The floor plan of the apparently rectangular San Raffaele Hospital designed by Mario Cucinella Architects covers 40,000m² and the circulation routes have been thought out in detail to minimize access time to the critical facilities. Another important idea has been the desire to maximize the internal lines of the site so that staff can control the needs of the patients.
The materials used in the hospital are of great importance, as they not only favour the hygiene of the interior but are also easy to clean and therefore reduce the resources needed for maintenance. They are also efficient and sustainable materials.
San Raffaele Hospital by Mario Cucinella Architects. Photograph by Duccio Malagamba.
Description of project by Mario Cucinella Architects
"An inherently humane response to designing an energy-conscious hospital environment."
San Raffaele Hospital is an internationally celebrated model for bringing together scientific research, teaching, and clinical activities to create a highly specialised emergency room (ER) in Milan and a pioneering 284-bed inpatient care facility of national importance in Italy. The university hospital’s new 10-storey building designed by Mario Cucinella Architects is part of a medical complex located on the edge of Milan city-centre. Existing buildings date from the 1970s and 1980s and range greatly in their architecture. There was thus a need to create a more coherent urban realm for this densely built-up site.
Mario Cucinella Architects opted for a building that introduces a sense of calm with its white curtain walled ethereal appearance. It plays with daylight and illuminates beautifully at night through its harmonious glazed elevations that are rhythmically punctuated with ceramic fins over 5 storeys.
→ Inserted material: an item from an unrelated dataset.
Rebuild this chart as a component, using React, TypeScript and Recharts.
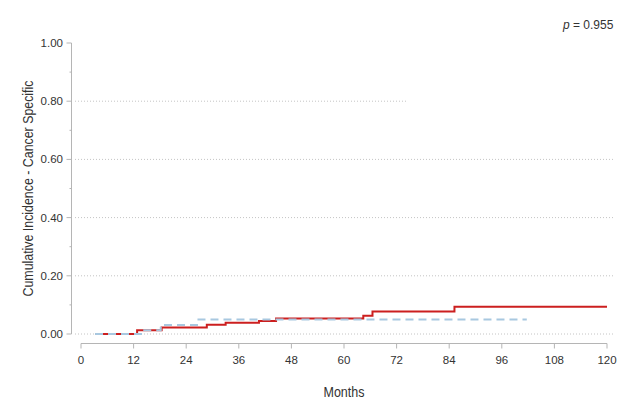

The base of San Raffaele Hospital is built with earthen coloured tiles to create a podium that grounds the levels towering above. This single-story base houses the ER – the largest in the country - as well as a surgical block with 20 operating theatres below ground level including two of the latest generation neurosurgery units.
The simple, virtually rectangular plan of the 40,000 sqm building and the circulation routes have been carefully thought out to minimise the time required for accessing vital critical facilities. Another important consideration has been the desire to maximise internal site lines so that members of staff can more easily monitor patients’ needs. Yet, the privacy of patients has also been carefully thought through, for example, with dedicated rooms for receiving visitors. These reunions take place within less clinical, home-like spaces located within the wards which have the added benefit of enabling largely bed-bound patients to vary their surroundings. These “visitor lounges” as well as the reception areas for visitors and outpatients are located on all levels and within the building’s corners, allowing for generous external vistas.
Wherever practical, Mario Cucinella Architects have introduced daylight into the building. This is both for the benefit of patient care but also to boost the wellness of medical staff working long hours. This relationship with natural light and the outdoors has been emphasised by the architects very much in response to the increased understanding of how draining both persisting and fixed artificial lighting conditions are for building occupants. Similarly, Mario Cucinella Architects have designed a roof garden as part of the project to create a connection to nature that again makes one feel part of changing conditions and thereby a sense of the passage of time that in and of itself is life-affirming.
From an efficiency point of view, the design team has selected hospital-grade materials for the interior that not only promote hygiene but are easy to clean thereby reducing resources required for maintenance. The materials are also selected for their sustainability credentials. Overall, operational systems in the building are all about reducing waste and bearing in mind that hospitals, in particular, consume exceptional amounts of energy due to their 24-hour workload.
The louvred façades of San Raffaele Hospital are a key consideration in reducing heat gains by diffusing the impact of direct sunlight. The ceramic louvres vary in their depth in a way that responds to the path of the sun. The ceramic has also been specially conceived to disintegrate smog particles and preserve heat, cutting energy consumption by 60%. And although not immediately apparent to the eye some 60% of the elevations are, in fact, made up of opaque insulations panels that improve the energy performance of the building’s envelope. The opaque part is made of back-painted glass with an insulating back. The transparent parts have a screen print on top for privacy and shade.
San Raffaele has been nicknamed "Iceberg" for its perhaps cool appearance within a challenging site that is visually restless and hectic by its very nature. The nickname or metaphor works well with the subtly organic shape of the new building. Its gently curved sail-like elevations compress and expand to express how it fits into its surrounding urban landscape.
The welcoming and comfort of patients have been paramount in the way San Raffaele Hospital has been conceived as well as the efficiency and discreteness of its clinical operations. As Mario Cucinella says,
”We worked with the clear intention of creating a well-designed building that would greatly improve comfort. A building that needed very little energy for heating, retaining heat, and generating little thermal gain required very little cooling. San Raffaele’s new Surgical and Emergency Department is certainly one of the projects that best illustrate the studio’s commitment to sustainability. Its iconic façade is a clear symbol of this.”